Среди городов, безусловно, самым значительным по размеру, богатству и политическим традициям, а также по близости к власти был Париж. В последующие годы Иоанн Бесстрашный заключил тесный союз с радикальными политиками столицы и с толпами, которые они могли собрать в лабиринте городских переулков и доходных домов. Филипп Смелый, с его непревзойденным умением управлять закрытым политическим миром королевского двора и вечной подозрительностью к народным движениям, никогда бы не сделал того, что сделал его сын. Но Иоанн лучше своего отца понимал силу народного гнева, вызванного растратой средств короны королевскими принцами и их прихлебателями. Насколько Иоанн действительно верил в свою собственную программу, остается под вопросом. Похоже, что он искренне верил в административную реформу и в сокращение пышного роста институтов власти. Но в основе его политической программы лежали противоречия, о которых он вряд ли не знал. Его союз с городскими толпами разрушил власть монархии, которую он намеревался использовать в своих целях. Государственные средства, которые он надеялся вырвать из рук своего кузена, зависели от продолжения взимания налогов на уровне военного времени без соответствующего уровня расходов, по тому же самому принципу, против которого непримиримо выступали его радикальные союзники. А жестокость его методов внесла новую нестабильность во французскую политику, которая привела непосредственно к гражданской войне и в конечном итоге уничтожила его вместе с большинством его врагов.

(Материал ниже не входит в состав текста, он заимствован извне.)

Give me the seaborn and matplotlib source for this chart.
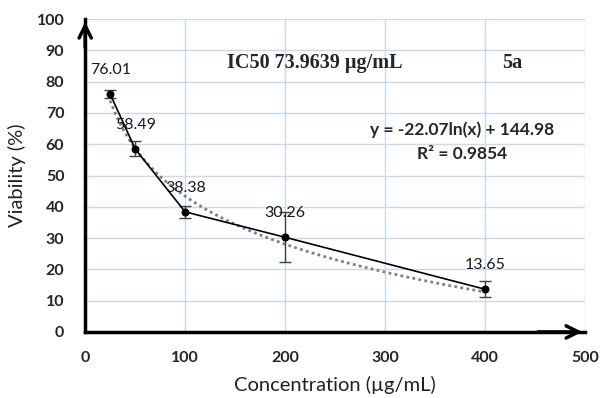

Иоанн Бесстрашный стал герцогом Бургундии в то время, когда выросшие налоги стали серьезной проблемой. Талья, введенная в январе 1404 года, вызвал растущее недовольство. Она была введена в период обезлюдения и спада, к тому же в дополнение к налогам, которые взимались якобы для военных целей в течение многих лет. Талья была оправдана ссылками на военные проекты, которые потерпели неудачу, отчасти потому, что на самом деле на них было потрачено очень мало средств. Взимание тальи встретило широкое сопротивление, и в некоторых случаях ее пришлось проводить в жизнь с особой жестокостью. Королеву и герцога Орлеанского прямо обвиняли как в учреждении тальи, так и в перекачивании доходов от нее в свои карманы. История об изъятии Людовиком денег из казначейской башни сразу же облетела весь Париж. Как всегда слухи преувеличивали факты. Летом 1404 года на улицах столицы распространялись клеветнические листки с нападками на Людовика, их прибивали к воротам и дверям домов[191].